§ **Direction**: Leave out the pictures and repeat the rest of the material exactly.

§ **Given material**:
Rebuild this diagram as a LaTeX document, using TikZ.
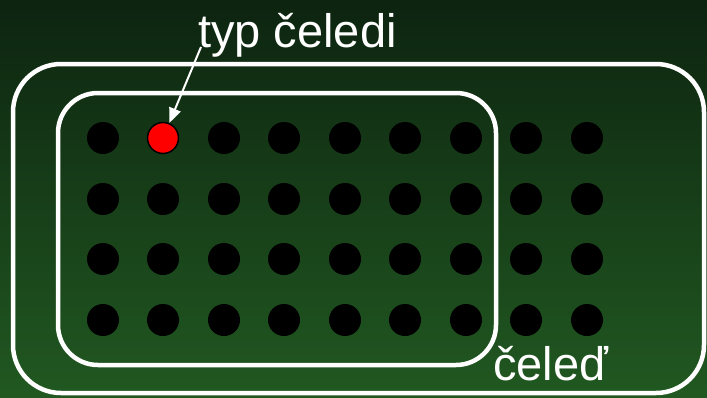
\documentclass[tikz,border=0pt]{standalone}
\usepackage{fontspec}
\setmainfont{Liberation Sans}
\usetikzlibrary{arrows.meta}
\definecolor{bgtop}{RGB}{13,36,16}
\definecolor{bgbot}{RGB}{33,88,33}
\definecolor{dotred}{RGB}{255,0,0}
\tikzset{
  dotnode/.style={circle,fill=black,minimum size=32pt,inner sep=0pt},
  typenode/.style={circle,fill=dotred,draw=black,line width=1.5pt,minimum size=31pt,inner sep=0pt},
  frame/.style={draw=white,line width=4.5pt},
  lbl/.style={text=white,font=\fontsize{47}{50}\selectfont,inner sep=0pt,anchor=base west},
  pointer/.style={draw=white,line width=2pt,-{Triangle[length=15pt,width=12pt]}}
}
\begin{document}
\begin{tikzpicture}[x=1pt,y=-1pt]
\useasboundingbox (0,0) rectangle (707,397);
\shade[top color=bgtop,bottom color=bgbot] (0,0) rectangle (707,397);
\draw[frame,rounded corners=48pt] (13,64) rectangle (704,393);
\draw[frame,rounded corners=40pt] (58,93) rectangle (496,365);
\foreach \r/\y in {1/138,2/199,3/259,4/320}{
  \foreach \c/\x in {1/103,2/163,3/224,4/284,5/345,6/405,7/466,8/526,9/587}{
    \ifnum\r\c=12\relax\else
      \node[dotnode] (d-\c-\r) at (\x,\y) {};
    \fi
  }
}
\node[typenode] (typdot) at (163,138) {};
\node[lbl] (typ) at (198,47) {typ čeledi};
\node[lbl] (cel) at (493,380) {čeleď};
\coordinate (as) at (201,47);
\draw[pointer] (as) -- (typdot);
\end{tikzpicture}
\end{document}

§ **Answer for the task**:
Rebuild this diagram as a LaTeX document, using TikZ.
\documentclass[tikz,border=0pt]{standalone}
\usepackage{fontspec}
\setmainfont{Liberation Sans}
\usetikzlibrary{arrows.meta}
\definecolor{bgtop}{RGB}{13,36,16}
\definecolor{bgbot}{RGB}{33,88,33}
\definecolor{dotred}{RGB}{255,0,0}
\tikzset{
  dotnode/.style={circle,fill=black,minimum size=32pt,inner sep=0pt},
  typenode/.style={circle,fill=dotred,draw=black,line width=1.5pt,minimum size=31pt,inner sep=0pt},
  frame/.style={draw=white,line width=4.5pt},
  lbl/.style={text=white,font=\fontsize{47}{50}\selectfont,inner sep=0pt,anchor=base west},
  pointer/.style={draw=white,line width=2pt,-{Triangle[length=15pt,width=12pt]}}
}
\begin{document}
\begin{tikzpicture}[x=1pt,y=-1pt]
\useasboundingbox (0,0) rectangle (707,397);
\shade[top color=bgtop,bottom color=bgbot] (0,0) rectangle (707,397);
\draw[frame,rounded corners=48pt] (13,64) rectangle (704,393);
\draw[frame,rounded corners=40pt] (58,93) rectangle (496,365);
\foreach \r/\y in {1/138,2/199,3/259,4/320}{
  \foreach \c/\x in {1/103,2/163,3/224,4/284,5/345,6/405,7/466,8/526,9/587}{
    \ifnum\r\c=12\relax\else
      \node[dotnode] (d-\c-\r) at (\x,\y) {};
    \fi
  }
}
\node[typenode] (typdot) at (163,138) {};
\node[lbl] (typ) at (198,47) {typ čeledi};
\node[lbl] (cel) at (493,380) {čeleď};
\coordinate (as) at (201,47);
\draw[pointer] (as) -- (typdot);
\end{tikzpicture}
\end{document}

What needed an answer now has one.